I had a similar conversation with Travis Neal at Signarama Carmel, in Carmel, IN, who said his shop hand cuts any cutout orders, including one they fabricated for the Indianapolis Park Department’s “Orchard in Bloom” garden show that featured standup cutouts of 1940s’ Hollywood-type images and lettering.
In my opinion, if you’re production-processing finishing work, i.e., cutting out prints that are digitally imaged on lightweight rigid material, your primary decision concerns the cutting method – drag knife, tangential-knife cutting or spindle-based bit cutting – with the latter, along with laser systems, being the preferred method. A sharp bit running at super-high speeds cuts nicely. Next, of course, are table size and cutting speed, followed by the computer control systems (you’ll want correction feedback), safety factors and machine build. In use, finishing machines and routers are subjected to various forces, and unless the basic framework and the gantry are strong, the machine will eventually weaken, and this affects the cutting accuracy.
As with cutting routers and flatbed printers, a flatbed finishing device requires a steady table, a mirror-flat table top, a stable gantry and precise positioning of all the moving components. Gantry efficacy is affected by the span flexing, and the weight and torque of the spindle motor, plus gantry height and table weight support are important if you plan to cut more than flat or stacked images. You’ll also find different types of drive systems as well as diverse views for holding your material in place as cutting takes place.

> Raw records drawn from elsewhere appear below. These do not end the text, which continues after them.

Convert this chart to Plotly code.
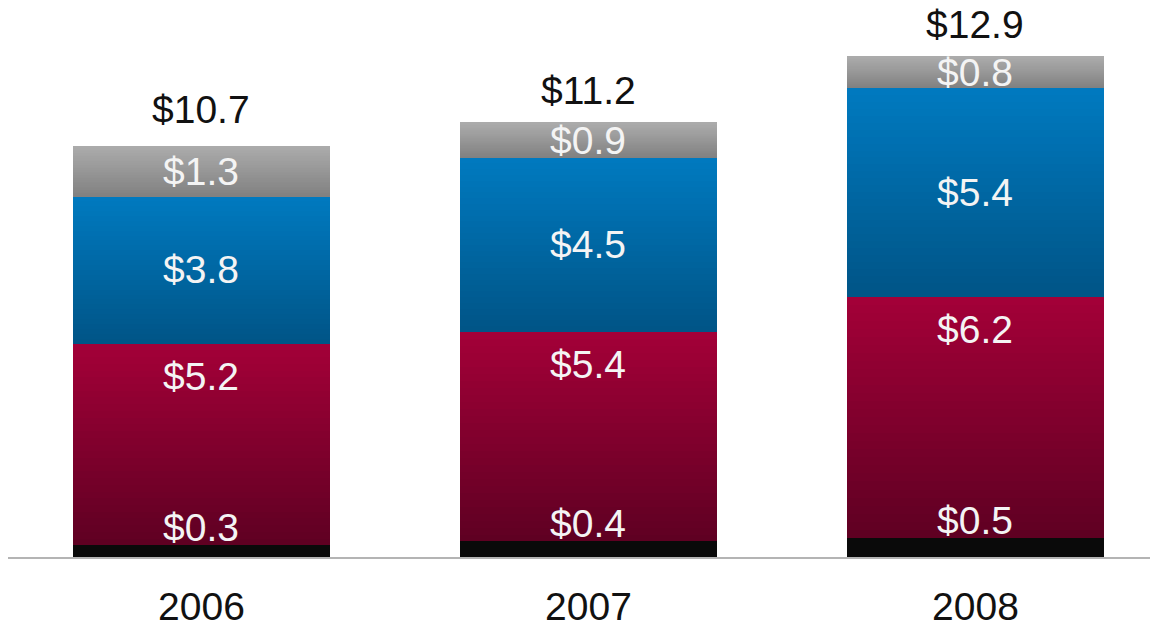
import plotly.graph_objects as go

# Revenue breakdown by year ($ billions)
years = ["2006", "2007", "2008"]
base_seg = [0.3, 0.4, 0.5]        # black base
red_seg = [5.2, 5.4, 6.2]         # crimson
blue_seg = [3.8, 4.5, 5.4]        # blue
gray_seg = [1.3, 0.9, 0.8]        # gray top
totals = [10.7, 11.2, 12.9]

FONT = "Liberation Sans, Arial, Helvetica, sans-serif"
N_SLICES = 30
BAR_W = 0.664


def mix(c_top, c_bot, t):
    # t = 0 at the bottom of a segment, 1 at the top
    r = round(c_bot[0] + (c_top[0] - c_bot[0]) * t)
    g = round(c_bot[1] + (c_top[1] - c_bot[1]) * t)
    b = round(c_bot[2] + (c_top[2] - c_bot[2]) * t)
    return f"rgb({r},{g},{b})"


fig = go.Figure()

# solid black base
fig.add_trace(go.Bar(x=years, y=base_seg, width=BAR_W,
                     marker=dict(color="#0a0a0a", line=dict(width=0)),
                     hoverinfo="skip", showlegend=False))

# gradient-shaded segments, each built from thin stacked slices
segments = [
    (red_seg, (164, 0, 56), (94, 0, 34)),
    (blue_seg, (0, 122, 192), (0, 84, 134)),
    (gray_seg, (172, 172, 172), (128, 128, 128)),
]
for vals, c_top, c_bot in segments:
    for k in range(N_SLICES):
        t = (k + 0.5) / N_SLICES
        fig.add_trace(go.Bar(
            x=years, y=[v / N_SLICES for v in vals], width=BAR_W,
            marker=dict(color=mix(c_top, c_bot, t), line=dict(width=0)),
            hoverinfo="skip", showlegend=False))

annotations = []
white = dict(family=FONT, size=39, color="#f4f4f4")
black = dict(family=FONT, size=39, color="#111111")
for i in range(len(years)):
    b = base_seg[i]
    r = red_seg[i]
    bl = blue_seg[i]
    g = gray_seg[i]
    common = dict(x=i, xref="x", yref="y", showarrow=False)
    # base label sits just above the black strip
    annotations.append(dict(common, y=b, text=f"${b:.1f}",
                            yanchor="bottom", yshift=-6, font=white))
    # crimson label near the top of its segment
    annotations.append(dict(common, y=b + r, text=f"${r:.1f}",
                            yanchor="top", yshift=-9, font=white))
    # blue and gray labels centred in their segments
    annotations.append(dict(common, y=b + r + bl / 2, text=f"${bl:.1f}",
                            yanchor="middle", font=white))
    annotations.append(dict(common, y=b + r + bl + g / 2, text=f"${g:.1f}",
                            yanchor="middle", font=white))
    # total above the bar
    annotations.append(dict(common, y=totals[i], text=f"${totals[i]:.1f}",
                            yanchor="bottom", yshift=9, font=black))

fig.update_layout(
    barmode="stack",
    bargap=0,
    width=1156, height=628,
    margin=dict(l=8, r=6, t=0, b=71),
    paper_bgcolor="white", plot_bgcolor="white",
    annotations=annotations,
    xaxis=dict(
        type="category", range=[-0.5, 2.451],
        showline=True, linecolor="#b4b4b4", linewidth=2,
        showgrid=False, zeroline=False,
        ticks="outside", ticklen=14, tickcolor="rgba(0,0,0,0)",
        tickfont=dict(family=FONT, size=39, color="#111111"),
    ),
    yaxis=dict(range=[0, 14.36], visible=False, showgrid=False, zeroline=False),
)

fig.write_html("out.html")
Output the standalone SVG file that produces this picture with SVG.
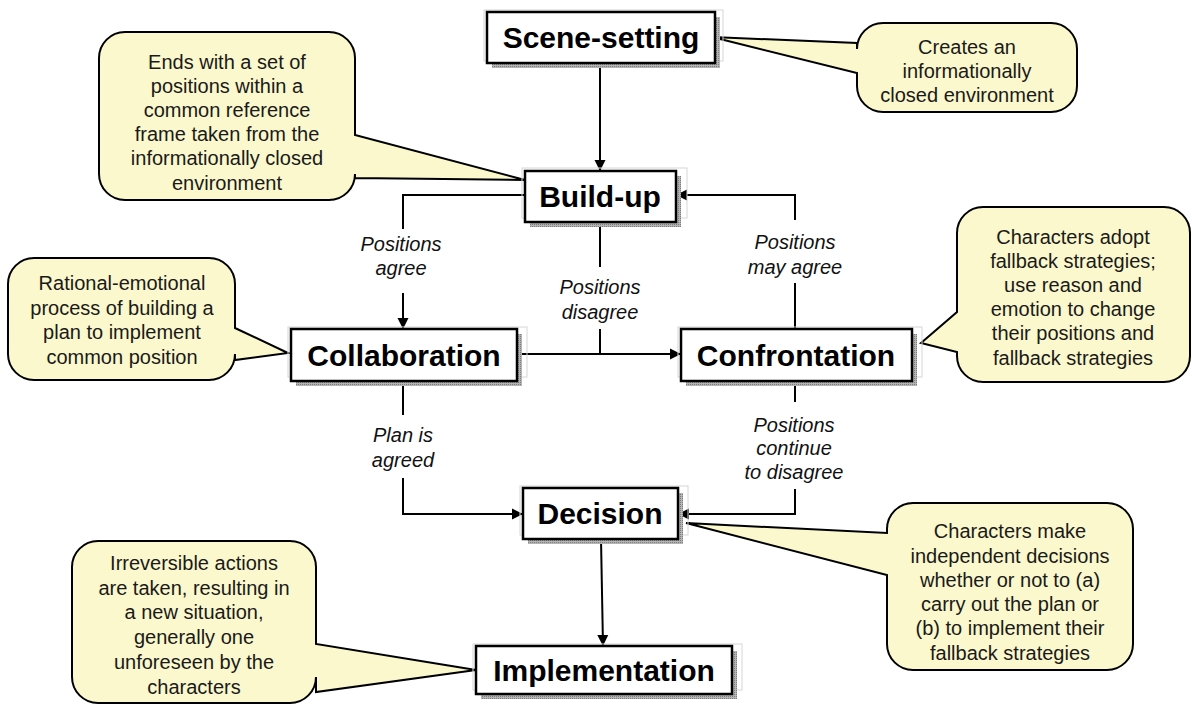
<svg xmlns="http://www.w3.org/2000/svg" width="1192" height="705" viewBox="0 0 1192 705">
  <defs>
    <marker id="arrow" markerWidth="12" markerHeight="12" refX="11" refY="6" orient="auto" markerUnits="userSpaceOnUse">
      <path d="M0,0.5 L11,6 L0,11.5 z" fill="#000"/>
    </marker>
    <pattern id="shadowDots" width="2" height="2" patternUnits="userSpaceOnUse">
      <rect width="2" height="2" fill="#b4b4b4"/>
      <rect width="1" height="1" fill="#7c7c7c"/>
    </pattern>
  </defs>
  <style>
    .frame { fill: none; stroke: #d6d6d6; stroke-width: 1; }
    .shadow { fill: url(#shadowDots); }
    .box { fill: #fff; stroke: #000; stroke-width: 2.5; }
    .title { font-family: "Liberation Sans", Arial, sans-serif; font-weight: bold; font-size: 30px; fill: #000; text-anchor: middle; }
    .callout { fill: #faf8cc; stroke: #000; stroke-width: 2; stroke-linejoin: miter; }
    .note { font-family: "Liberation Sans", Arial, sans-serif; font-size: 20px; fill: #1a1a1a; text-anchor: middle; }
    .label { font-family: "Liberation Sans", Arial, sans-serif; font-style: italic; font-size: 20px; fill: #111; text-anchor: middle; }
    .wire { fill: none; stroke: #000; stroke-width: 2; }
  </style>

  <rect width="1192" height="705" fill="#fff"/>

  <!-- callouts -->
  <g id="note-buildup">
    <path class="callout" d="M125,32 H329 A26,26 0 0 1 355,58 V135 L525,180 L355,178 V174 A26,26 0 0 1 329,200 H125 A26,26 0 0 1 99,174 V58 A26,26 0 0 1 125,32 Z"/>
    <text class="note" x="227" y="69">Ends with a set of</text>
    <text class="note" x="227" y="93">positions within a</text>
    <text class="note" x="227" y="117">common reference</text>
    <text class="note" x="227" y="141">frame taken from the</text>
    <text class="note" x="227" y="165">informationally closed</text>
    <text class="note" x="227" y="190">environment</text>
  </g>

  <g id="note-scene">
    <path class="callout" d="M883,23 H1051 A26,26 0 0 1 1077,49 V86 A26,26 0 0 1 1051,112 H883 A26,26 0 0 1 857,86 V73 L712,37 L857,43 V49 A26,26 0 0 1 883,23 Z"/>
    <text class="note" x="967" y="54">Creates an</text>
    <text class="note" x="967" y="78">informationally</text>
    <text class="note" x="967" y="102">closed environment</text>
  </g>

  <g id="note-collaboration">
    <path class="callout" d="M34,258 H209 A26,26 0 0 1 235,284 V328 L288,353 L235,360 V354 A26,26 0 0 1 209,380 H34 A26,26 0 0 1 8,354 V284 A26,26 0 0 1 34,258 Z"/>
    <text class="note" x="122" y="290">Rational-emotional</text>
    <text class="note" x="122" y="315">process of building a</text>
    <text class="note" x="122" y="339">plan to implement</text>
    <text class="note" x="122" y="364">common position</text>
  </g>

  <g id="note-confrontation">
    <path class="callout" d="M983,207 H1164 A26,26 0 0 1 1190,233 V356 A26,26 0 0 1 1164,382 H983 A26,26 0 0 1 957,356 V352 L921,343 L957,312 V233 A26,26 0 0 1 983,207 Z"/>
    <text class="note" x="1073" y="244">Characters adopt</text>
    <text class="note" x="1073" y="268">fallback strategies;</text>
    <text class="note" x="1073" y="292">use reason and</text>
    <text class="note" x="1073" y="316">emotion to change</text>
    <text class="note" x="1073" y="340">their positions and</text>
    <text class="note" x="1073" y="365">fallback strategies</text>
  </g>

  <g id="note-decision">
    <path class="callout" d="M913,503 H1107 A26,26 0 0 1 1133,529 V644 A26,26 0 0 1 1107,670 H913 A26,26 0 0 1 887,644 V575 L686,523 L887,533 V529 A26,26 0 0 1 913,503 Z"/>
    <text class="note" x="1010" y="538">Characters make</text>
    <text class="note" x="1010" y="563">independent decisions</text>
    <text class="note" x="1010" y="587">whether or not to (a)</text>
    <text class="note" x="1010" y="611">carry out the plan or</text>
    <text class="note" x="1010" y="635">(b) to implement their</text>
    <text class="note" x="1010" y="660">fallback strategies</text>
  </g>

  <g id="note-implementation">
    <path class="callout" d="M98,541 H290 A26,26 0 0 1 316,567 V644 L476,670 L316,692 V677 A26,26 0 0 1 290,703 H98 A26,26 0 0 1 72,677 V567 A26,26 0 0 1 98,541 Z"/>
    <text class="note" x="194" y="570">Irreversible actions</text>
    <text class="note" x="194" y="595">are taken, resulting in</text>
    <text class="note" x="194" y="619">a new situation,</text>
    <text class="note" x="194" y="644">generally one</text>
    <text class="note" x="194" y="669">unforeseen by the</text>
    <text class="note" x="194" y="694">characters</text>
  </g>

  <!-- connectors -->
  <g id="connectors">
    <path class="wire" d="M600,63 V171" marker-end="url(#arrow)"/>
    <path class="wire" d="M525,195 H403 V229"/>
    <path class="wire" d="M403,293 V329" marker-end="url(#arrow)"/>
    <path class="wire" d="M600,222 V267"/>
    <path class="wire" d="M600,329 V354"/>
    <path class="wire" d="M517,354 H681" marker-end="url(#arrow)"/>
    <path class="wire" d="M795,329 V283"/>
    <path class="wire" d="M795,220 V195 H676" marker-end="url(#arrow)"/>
    <path class="wire" d="M403,381 V415"/>
    <path class="wire" d="M403,478 V514 H523" marker-end="url(#arrow)"/>
    <path class="wire" d="M795,381 V402"/>
    <path class="wire" d="M795,489 V514 H678" marker-end="url(#arrow)"/>
    <path class="wire" d="M601,539 L603,646" marker-end="url(#arrow)"/>

    <text class="label" x="401" y="251">Positions</text>
    <text class="label" x="401" y="275">agree</text>
    <text class="label" x="600" y="294">Positions</text>
    <text class="label" x="600" y="319">disagree</text>
    <text class="label" x="795" y="249">Positions</text>
    <text class="label" x="795" y="274">may agree</text>
    <text class="label" x="403" y="442">Plan is</text>
    <text class="label" x="403" y="467">agreed</text>
    <text class="label" x="794" y="432">Positions</text>
    <text class="label" x="794" y="455">continue</text>
    <text class="label" x="794" y="479">to disagree</text>
  </g>

  <!-- stage boxes -->
  <g id="scene-setting">
    <rect class="frame" x="484" y="10" width="239" height="51"/>
    <rect class="shadow" x="492" y="17" width="228" height="51"/>
    <rect class="box" x="487" y="12" width="228" height="51"/>
    <text class="title" x="601" y="48">Scene-setting</text>
  </g>

  <g id="build-up">
    <rect class="frame" x="522" y="168" width="165" height="50"/>
    <rect class="shadow" x="530" y="176" width="151" height="51"/>
    <rect class="box" x="525" y="171" width="151" height="51"/>
    <text class="title" x="600" y="207">Build-up</text>
  </g>

  <g id="collaboration">
    <rect class="frame" x="288" y="327" width="239" height="50"/>
    <rect class="shadow" x="296" y="334" width="226" height="52"/>
    <rect class="box" x="291" y="329" width="226" height="52"/>
    <text class="title" x="404" y="366">Collaboration</text>
  </g>

  <g id="confrontation">
    <rect class="frame" x="678" y="327" width="244" height="50"/>
    <rect class="shadow" x="686" y="334" width="231" height="52"/>
    <rect class="box" x="681" y="329" width="231" height="52"/>
    <text class="title" x="796" y="366">Confrontation</text>
  </g>

  <g id="decision">
    <rect class="frame" x="520" y="486" width="168" height="49"/>
    <rect class="shadow" x="528" y="493" width="155" height="51"/>
    <rect class="box" x="523" y="488" width="155" height="51"/>
    <text class="title" x="600" y="524">Decision</text>
  </g>

  <g id="implementation">
    <rect class="frame" x="473" y="644" width="269" height="46"/>
    <rect class="shadow" x="481" y="651" width="256" height="48"/>
    <rect class="box" x="476" y="646" width="256" height="48"/>
    <text class="title" x="604" y="681">Implementation</text>
  </g>
</svg>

Before buying, I recommend you inspect all parts of the unit. Crawl underneath to see if the table is solidly constructed and have the seller remove any cowlings, so you can see the welds and drive units. You want to see aircraft-quality fabrication methods, e.g., a solid table, quality motors and drive systems, and no loose-fitting parts or weld splatters. Over time, design weaknesses affect the machine’s tolerances and increase its aptitude for skewing. You don’t want that.